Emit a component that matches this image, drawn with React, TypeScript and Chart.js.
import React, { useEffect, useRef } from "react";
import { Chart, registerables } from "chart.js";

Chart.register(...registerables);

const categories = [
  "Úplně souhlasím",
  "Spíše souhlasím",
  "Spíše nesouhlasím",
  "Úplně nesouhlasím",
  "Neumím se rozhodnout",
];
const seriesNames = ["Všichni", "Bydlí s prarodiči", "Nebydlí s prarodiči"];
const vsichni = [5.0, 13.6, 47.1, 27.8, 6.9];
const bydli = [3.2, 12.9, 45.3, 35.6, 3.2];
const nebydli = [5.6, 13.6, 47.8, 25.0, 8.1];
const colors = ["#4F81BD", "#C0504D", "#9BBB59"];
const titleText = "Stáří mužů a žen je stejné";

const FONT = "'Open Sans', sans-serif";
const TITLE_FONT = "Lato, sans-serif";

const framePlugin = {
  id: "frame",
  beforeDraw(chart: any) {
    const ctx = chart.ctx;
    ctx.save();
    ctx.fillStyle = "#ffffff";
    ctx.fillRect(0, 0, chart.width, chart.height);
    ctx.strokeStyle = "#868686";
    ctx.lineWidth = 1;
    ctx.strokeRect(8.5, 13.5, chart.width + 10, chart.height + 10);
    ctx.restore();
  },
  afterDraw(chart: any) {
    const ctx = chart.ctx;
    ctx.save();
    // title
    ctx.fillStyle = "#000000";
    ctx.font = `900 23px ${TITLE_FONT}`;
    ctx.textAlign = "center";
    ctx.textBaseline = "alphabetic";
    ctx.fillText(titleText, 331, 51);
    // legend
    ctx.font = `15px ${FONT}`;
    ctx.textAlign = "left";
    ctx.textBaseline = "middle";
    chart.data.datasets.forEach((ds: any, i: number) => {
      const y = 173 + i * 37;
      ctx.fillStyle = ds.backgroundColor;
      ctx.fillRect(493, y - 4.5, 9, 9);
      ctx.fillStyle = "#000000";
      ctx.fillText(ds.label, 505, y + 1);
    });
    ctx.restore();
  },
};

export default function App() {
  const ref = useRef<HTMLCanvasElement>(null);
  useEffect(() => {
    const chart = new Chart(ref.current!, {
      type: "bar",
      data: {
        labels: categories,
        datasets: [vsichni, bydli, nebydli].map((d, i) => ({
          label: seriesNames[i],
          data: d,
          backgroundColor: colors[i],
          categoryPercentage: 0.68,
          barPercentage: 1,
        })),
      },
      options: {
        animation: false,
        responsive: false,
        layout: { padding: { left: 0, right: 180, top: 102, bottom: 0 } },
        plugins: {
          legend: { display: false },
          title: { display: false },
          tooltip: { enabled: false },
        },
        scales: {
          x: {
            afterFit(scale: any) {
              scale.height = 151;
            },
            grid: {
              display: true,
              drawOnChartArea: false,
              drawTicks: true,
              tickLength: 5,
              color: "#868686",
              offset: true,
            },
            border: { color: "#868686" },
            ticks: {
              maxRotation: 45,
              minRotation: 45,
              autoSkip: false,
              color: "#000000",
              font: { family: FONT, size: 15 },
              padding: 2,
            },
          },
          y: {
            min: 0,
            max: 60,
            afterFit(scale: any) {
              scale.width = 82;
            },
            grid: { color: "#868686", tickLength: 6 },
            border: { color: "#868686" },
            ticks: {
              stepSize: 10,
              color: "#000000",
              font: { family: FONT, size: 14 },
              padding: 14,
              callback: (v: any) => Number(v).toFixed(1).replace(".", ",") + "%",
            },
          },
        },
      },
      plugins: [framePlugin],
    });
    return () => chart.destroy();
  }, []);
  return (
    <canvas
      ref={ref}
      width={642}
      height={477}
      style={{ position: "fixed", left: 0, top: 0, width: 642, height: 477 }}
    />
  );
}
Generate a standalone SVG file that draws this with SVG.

_ _ _ _

Stated goal
Only the lines from the beginning of the material to the line containing "Chart.register(...registerables);" should be echoed, verbatim and in full.

Exercise response
Emit a component that matches this image, drawn with React, TypeScript and Chart.js.
import React, { useEffect, useRef } from "react";
import { Chart, registerables } from "chart.js";

Chart.register(...registerables);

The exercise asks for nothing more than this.